Governments were long ago captured by corporations.
They will never adopt the Daman Model on a broad scale.
Short-term corporate profit matters far more than long-term human flourishing.
It’s up to the church of Jesus to love and serve the poor.
What could Christians do with the Daman Model?
Churches could build sustainable neighborhoods and villages jam-packed with affordable eco-housing for real local working families.
Small groups and like-minded entrepreneurs could organize organic co-ops like Suma to ensure workers receive 100% of the value of their labor without the need for vampirical shareholders.
Christian-led companies could leverage their market cap to put solar panels on every church roof and parking lot in the nation.
Denominations could acquire huge amounts of land and build entirely new eco-powered cities, like modern day versions of the Desert Fathers and their cities of God. The modern church’s radical new cities and kingdom-centered economic structures would attract the world (especially the poor) and lead an untold number of people to Jesus.
Quite literally every church could leverage their church’s credit to create debt-free assets that bless the world in the name of Jesus.
There are ~350,000 churches in America alone.
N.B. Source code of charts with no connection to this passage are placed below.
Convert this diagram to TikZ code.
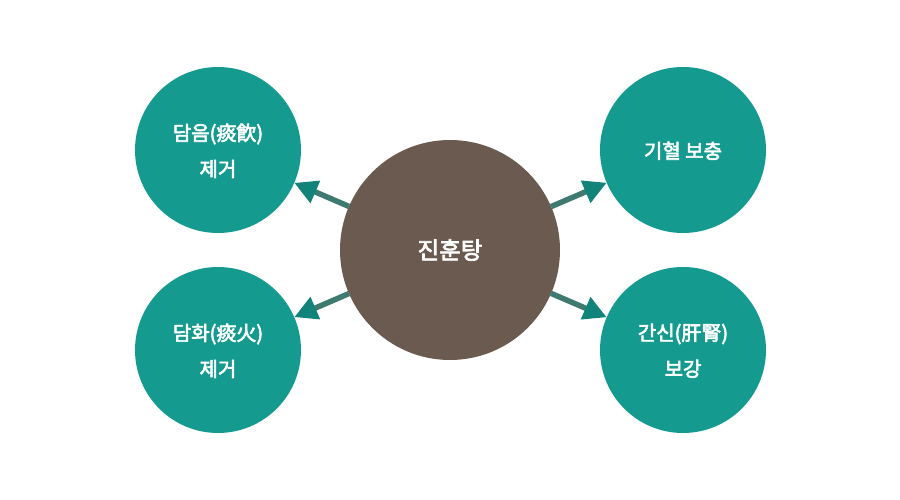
\documentclass[tikz,border=0pt]{standalone}
\usepackage{fontspec}
\setmainfont{Noto Sans CJK KR}
\newfontfamily\krbold{Noto Sans CJK KR}[FakeBold=3]
\usetikzlibrary{arrows.meta,positioning}
\definecolor{tealfill}{HTML}{159A90}
\definecolor{brownfill}{HTML}{6A5A50}
\definecolor{arrowline}{HTML}{3F7A70}

\begin{document}
\begin{tikzpicture}[
x=1pt, y=-1pt,
effect/.style={circle, fill=tealfill, text=white, minimum size=166pt, inner sep=0pt, outer sep=0pt, align=center, text depth=0pt, font=\krbold\fontsize{20}{36}\selectfont},
herb/.style={circle, fill=brownfill, text=white, minimum size=220pt, inner sep=0pt, outer sep=0pt, font=\krbold\fontsize{23.5}{26}\selectfont},
arrow/.style={-{Triangle[length=23pt,width=23pt,color=tealfill!85!black]}, line width=5.5pt, draw=arrowline}
]
\useasboundingbox (0,0) rectangle (900,500);
\node[herb] (center) at (450,250) {진훈탕};
\node[effect] (tl) at (218,150) {담음(痰飮)\\제거};
\node[effect] (bl) at (218,350) {담화(痰火)\\제거};
\node[effect] (tr) at (683,150) {기혈 보충};
\node[effect] (br) at (683,350) {간신(肝腎)\\보강};
\draw[arrow] (center) -- (tl);
\draw[arrow] (center) -- (bl);
\draw[arrow] (center) -- (tr);
\draw[arrow] (center) -- (br);
\end{tikzpicture}
\end{document}
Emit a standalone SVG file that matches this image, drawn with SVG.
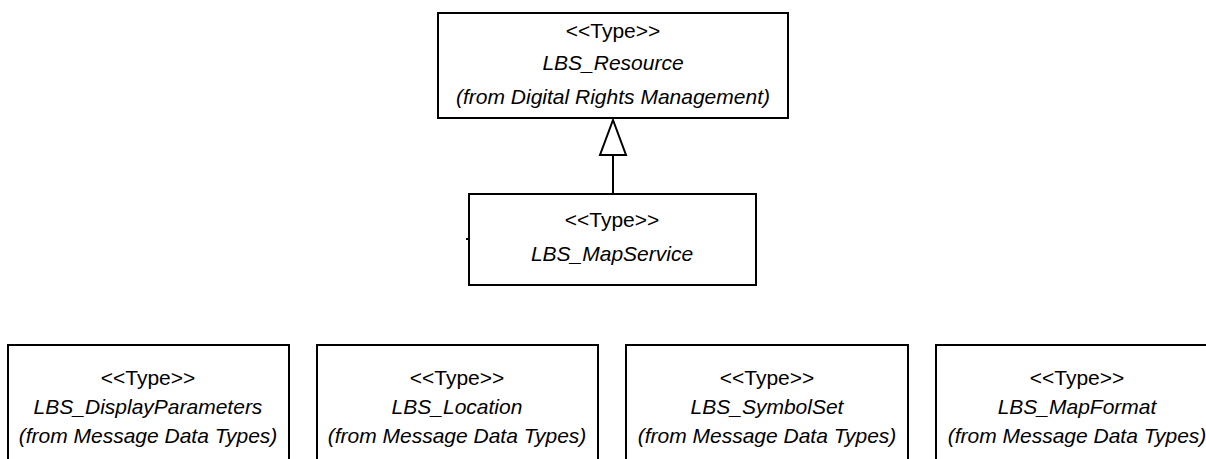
<svg xmlns="http://www.w3.org/2000/svg" width="1206" height="459" viewBox="0 0 1206 459">
  <style>
    .box { fill: #ffffff; stroke: #000000; stroke-width: 2; }
    .txt { font-family: "Liberation Sans", Arial, sans-serif; font-size: 21px; fill: #000000; text-anchor: middle; }
    .it { font-style: italic; }
    .edge { fill: none; stroke: #000000; stroke-width: 2; }
    .head { fill: #ffffff; stroke: #000000; stroke-width: 2; }
  </style>
  <rect width="1206" height="459" fill="#ffffff"/>

  <!-- generalization: LBS_MapService -> LBS_Resource -->
  <g id="connectors">
    <line class="edge" x1="613" y1="155" x2="613" y2="194"/>
    <polygon class="head" points="613,120 600,155 626,155"/>
  </g>

  <g id="LBS_Resource">
    <rect class="box" x="438" y="13" width="350" height="105"/>
    <text class="txt" x="613" y="38">&lt;&lt;Type&gt;&gt;</text>
    <text class="txt it" x="613" y="70">LBS_Resource</text>
    <text class="txt it" x="613" y="104">(from Digital Rights Management)</text>
  </g>

  <g id="LBS_MapService">
    <rect class="box" x="469" y="194" width="287" height="91"/>
    <line class="edge" x1="466" y1="239" x2="469" y2="239"/>
    <text class="txt" x="612" y="227">&lt;&lt;Type&gt;&gt;</text>
    <text class="txt it" x="612" y="261">LBS_MapService</text>
  </g>

  <g id="LBS_DisplayParameters">
    <rect class="box" x="8" y="345" width="281" height="130"/>
    <text class="txt" x="148" y="385">&lt;&lt;Type&gt;&gt;</text>
    <text class="txt it" x="148" y="414">LBS_DisplayParameters</text>
    <text class="txt it" x="148" y="443">(from Message Data Types)</text>
  </g>

  <g id="LBS_Location">
    <rect class="box" x="317" y="345" width="281" height="130"/>
    <text class="txt" x="457" y="385">&lt;&lt;Type&gt;&gt;</text>
    <text class="txt it" x="457" y="414">LBS_Location</text>
    <text class="txt it" x="457" y="443">(from Message Data Types)</text>
  </g>

  <g id="LBS_SymbolSet">
    <rect class="box" x="626" y="345" width="282" height="130"/>
    <text class="txt" x="767" y="385">&lt;&lt;Type&gt;&gt;</text>
    <text class="txt it" x="767" y="414">LBS_SymbolSet</text>
    <text class="txt it" x="767" y="443">(from Message Data Types)</text>
  </g>

  <g id="LBS_MapFormat">
    <rect class="box" x="936" y="345" width="282" height="130"/>
    <text class="txt" x="1077" y="385">&lt;&lt;Type&gt;&gt;</text>
    <text class="txt it" x="1077" y="414">LBS_MapFormat</text>
    <text class="txt it" x="1077" y="443">(from Message Data Types)</text>
  </g>
</svg>
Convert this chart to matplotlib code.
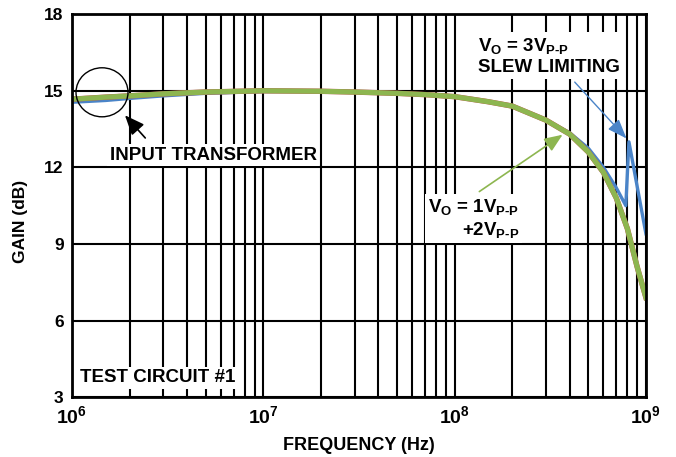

If half of these churches build even a $5.75 million community project using the Daman Model, they would create more than a trillion dollars worth of kingdom assets that could advance the gospel and bless the poor—schools, hospitals, daycares, old folks homes, co-ops, houses, condo towers, neighboorhoods, villages, towns, and entire cities.
This is how we save civilization from big governments and bigger corporations.
The myth of utopia
Will the Daman Model turn every city, county, state, and country into utopia?
Of course not.
The word utopia comes from two Greek words which mean “no place.”
Building heaven on earth is impossible because humans are hellish creatures.
And our corporations are even worse.
But if Christians and their churches decided to re-build our cities, nation, our world using the Daman Model, it would sure be a lot better than the corrupt parasitical mess we’ve currently got.
And the world might actually start to see some churches acting like Christians.